In other words, Labor should form a lasting strategic alliance with the Greens in the same way that the Liberals have formed such an alliance with the National Party. The right-wing of Australian politics understands the need for two parties of divergent demographic and ideological foundations to form a coalition; why shouldn't the left? As such the opportunity begins today to establish such a group with the interest of promoting both independence, dialogue, and mutual agreement. Launched with this document the Labor-Green Alliance [17] seeks to strengthen ties between the two great progressive political parties in Australia to prevent the election of a destructive and reactionary LNP government. We invite you to join us.

[1] Peter van Onselen, "Labor's 'faceless men' target Greens without consulting PM", July 07, 2012
[2] Paul Howes, "Labor must turn on the Greens and destroy them", The Sunday Telegraph, July 08, 2012
[3] Michelle Grattan, "ALP-Greens war escalates", Sydney Morning Herald, July 10, 2012
[4] Michelle Grattan, "Greens put interests ahead of lives: MP", Sydney Morning Herald, July 11, 2012
[5] Cassandra Wilkinson, "Labor called and it wants its base back", The Australian, July 10, 2012
[6] Ari Sharp and Tom Arup, "Profile: Adam Bandt", The Age, August 23, 2010
[7] "How the Independents have voted in the House", Hawker Britton Occassional Paper, 11th June 2012. Craig Thomson is excluded from this analysis as his membership to the Labor Party remains suspended.
[8] Australian Greens, "We can save lives from today", June 28 2012
[9] Matt Peacock, "Indigenous leaders urge protest vote against Labor", July 14, 2012
[10] Tim Watts, "The End of the Party? What Labor's History Can Teach Us About the Rise of the Greens and the Future of Australian Progressive Politics", 2012.
[11] Ian McAllister, Juliet Pietsc, 2011 "Trends in Australian political opinion: results from the Australian election study, 1987-2010", Australian National Institute for Public Policy, 2011, pp32-33
[12] Anthony Green, "Does it Matter if the Greens do not Direct Preferences to Labor?", November 07, 2011
[13] "Tensions mount as Labor takes swipe at Greens", ABC News, July 10, 2012
[14] Jack Waterford, "Doomed eye cabin boys", Canberra Times, July 11, 2012
[15] Tim Watts, op. cit.
[16] Scott Steel, "Class, voting and broad left demography", April 15, 2010. See also Anthony Green, Green "Support by Polling Place at the 2011 NSW Election", November 10, 2011
[17] Labor-Green Alliance Facebook page: https://www.facebook.com/groups/328165553937740/

Comments

I though you guys were a bunch of anarchists. Why should you care if Labour and the Greens tear each other apart.

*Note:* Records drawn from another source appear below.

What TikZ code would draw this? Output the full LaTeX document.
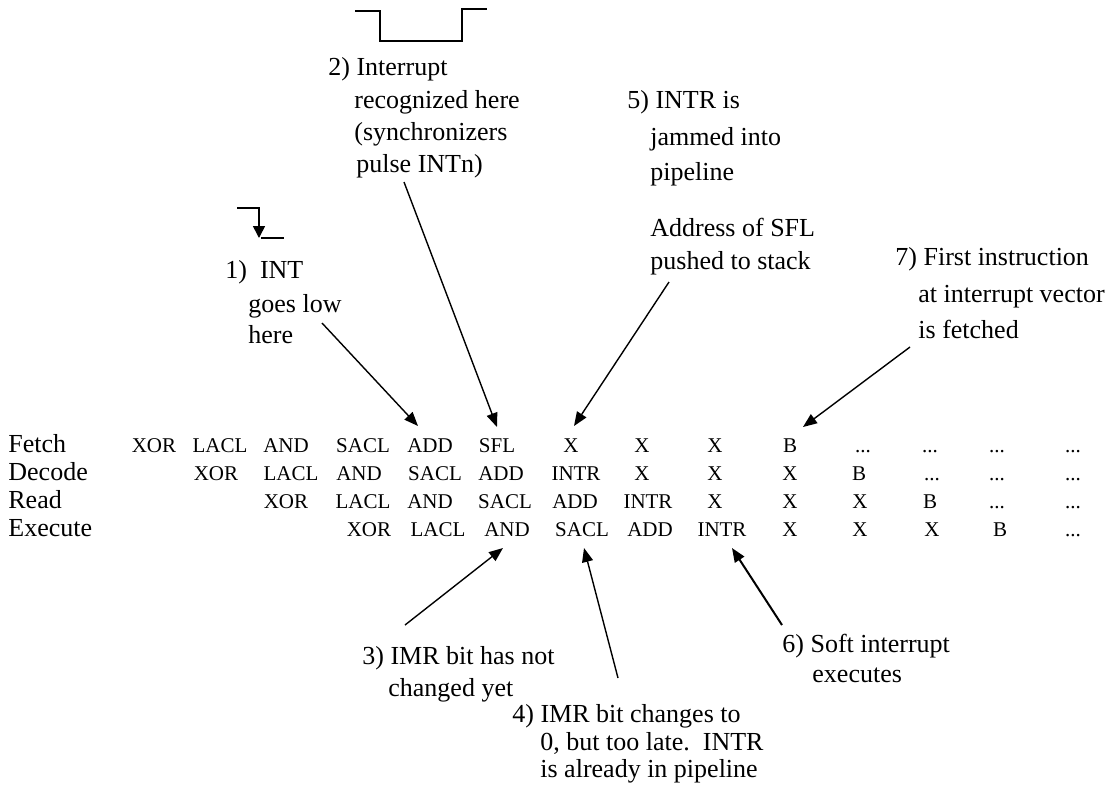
\documentclass[tikz,border=0pt]{standalone}
\usepackage{fontspec}
\setmainfont{Liberation Serif}
\usetikzlibrary{arrows.meta}
\def\tdd{...}
\begin{document}
\begin{tikzpicture}[x=0.5pt,y=-0.5pt,
  ann/.style={anchor=base west,inner sep=0pt,font=\fontsize{13}{16}\selectfont},
  cell/.style={anchor=base,inner sep=0pt,font=\fontsize{10.5}{12}\selectfont},
  rowlab/.style={anchor=base west,inner sep=0pt,font=\fontsize{13}{16}\selectfont},
  pointer/.style={line width=0.7pt,-{Triangle[length=7pt,width=5.5pt]}},
  wave/.style={line width=0.8pt}]
\useasboundingbox (0,0) rectangle (1113,788);

% waveforms
\coordinate (w2a) at (355,11);
\coordinate (w2b) at (380,11);
\coordinate (w2c) at (380,41);
\coordinate (w2d) at (462,41);
\coordinate (w2e) at (462,9);
\coordinate (w2f) at (487,9);
\draw[wave] (w2a) -- (w2b) -- (w2c) -- (w2d) -- (w2e) -- (w2f);

\coordinate (w1a) at (237,208);
\coordinate (w1b) at (259,208);
\coordinate (w1c) at (259,238);
\coordinate (w1d) at (261,238);
\coordinate (w1e) at (284,238);
\draw[wave,-{Triangle[length=6pt,width=6pt]}] (w1a) -- (w1b) -- (w1c);
\draw[wave] (w1d) -- (w1e);

% row labels
\node[rowlab] (lf) at (8,452) {Fetch};
\node[rowlab] (ld) at (8,480) {Decode};
\node[rowlab] (lr) at (8,508) {Read};
\node[rowlab] (le) at (8,536) {Execute};

% table
\foreach \t/\x [count=\i] in {XOR/154,LACL/220,AND/286,SACL/363,ADD/430,SFL/497,X/571,X/642,X/715,B/790,\tdd/863,\tdd/930,\tdd/997,\tdd/1073}
  \node[cell] (f\i) at (\x,452) {\t};
\foreach \t/\x [count=\i] in {XOR/216,LACL/291,AND/359,SACL/435,ADD/501,INTR/576,X/642,X/715,X/790,B/859,\tdd/932,\tdd/997,\tdd/1073}
  \node[cell] (d\i) at (\x,480) {\t};
\foreach \t/\x [count=\i] in {XOR/286,LACL/363,AND/430,SACL/505,ADD/575,INTR/648,X/715,X/790,X/860,B/930,\tdd/997,\tdd/1073}
  \node[cell] (r\i) at (\x,508) {\t};
\foreach \t/\x [count=\i] in {XOR/369,LACL/438,AND/507,SACL/582,ADD/650,INTR/722,X/790,X/860,X/932,B/1000,\tdd/1073}
  \node[cell] (e\i) at (\x,536) {\t};

% annotation 1
\node[ann] (a1a) at (225,278) {1)\ \ INT};
\node[ann] (a1b) at (248,312) {goes low};
\node[ann] (a1c) at (248,343) {here};
\coordinate (p1s) at (322,323);
\coordinate (p1t) at (418,426);
\draw[pointer] (p1s) -- (p1t);

% annotation 2
\node[ann] (a2a) at (328,75) {2) Interrupt};
\node[ann] (a2b) at (354,108) {recognized here};
\node[ann] (a2c) at (354,140) {(synchronizers};
\node[ann] (a2d) at (356,172) {pulse INTn)};
\coordinate (p2s) at (404,182);
\coordinate (p2t) at (497,427);
\draw[pointer] (p2s) -- (p2t);

% annotation 5
\node[ann] (a5a) at (627,108) {5) INTR is};
\node[ann] (a5b) at (650,145) {jammed into};
\node[ann] (a5c) at (650,180) {pipeline};
\node[ann] (a5d) at (650,236) {Address of SFL};
\node[ann] (a5e) at (650,269) {pushed to stack};
\coordinate (p5s) at (669,282);
\coordinate (p5t) at (574,426);
\draw[pointer] (p5s) -- (p5t);

% annotation 7
\node[ann] (a7a) at (895,265) {7) First instruction};
\node[ann] (a7b) at (918,302) {at interrupt vector};
\node[ann] (a7c) at (918,338) {is fetched};
\coordinate (p7s) at (910,347);
\coordinate (p7t) at (803,427);
\draw[pointer] (p7s) -- (p7t);

% annotation 3
\node[ann] (a3a) at (362,664) {3) IMR bit has not};
\node[ann] (a3b) at (388,696) {changed yet};
\coordinate (p3s) at (405,625);
\coordinate (p3t) at (503,548);
\draw[pointer] (p3s) -- (p3t);

% annotation 4
\node[ann] (a4a) at (512,722) {4) IMR bit changes to};
\node[ann] (a4b) at (540,750) {0, but too late.\ \ INTR};
\node[ann] (a4c) at (540,777) {is already in pipeline};
\coordinate (p4s) at (618,678);
\coordinate (p4t) at (584,548);
\draw[pointer] (p4s) -- (p4t);

% annotation 6
\node[ann] (a6a) at (782,652) {6) Soft interrupt};
\node[ann] (a6b) at (812,682) {executes};
\coordinate (p6s) at (782,625);
\coordinate (p6t) at (732,548);
\draw[pointer,line width=1pt] (p6s) -- (p6t);
\end{tikzpicture}
\end{document}
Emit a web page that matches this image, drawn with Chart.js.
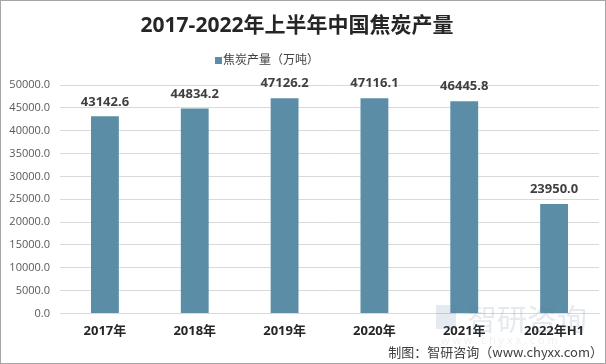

The sort of anarchism that the Isocracy Network promotes does not mean avoidance from the democratic political arena. It is a difference between ourselves and those we consider close allies (e.g., social anarchists). It matters to us that the major left-of-centre political parties put together a united effort at preventing the election of a reactionary Abbott-led LNP government.

Apparently some people think Labor is under threat from the Greens in Batman.

http://www.abc.net.au/unleashed/4751636.html

"And if the Greens party did a preference deal with the Liberals, like they did in the seat of Melbourne,"

Except The Greens gave Labor their second preference in Melbourne.

http://greens.org.au/sites/greens.org.au/files/VICvotingcard.pdf

There's a certain amount of frustration watching this train wreck in slow motion.

The right wing of the party, in their mad grasp for power, is acting completely contrary to public opinion and will be responsible for putting the Tories in power, and the so-called left of the party is stupid enough to think their enemy is the Greens.

Here's how a working alliance between Labor and the Greens could work: Labor doesn't run in Melbourne, the Greens don't run in Batman and now both parties have significantly additional resources to campaign against the Coalition.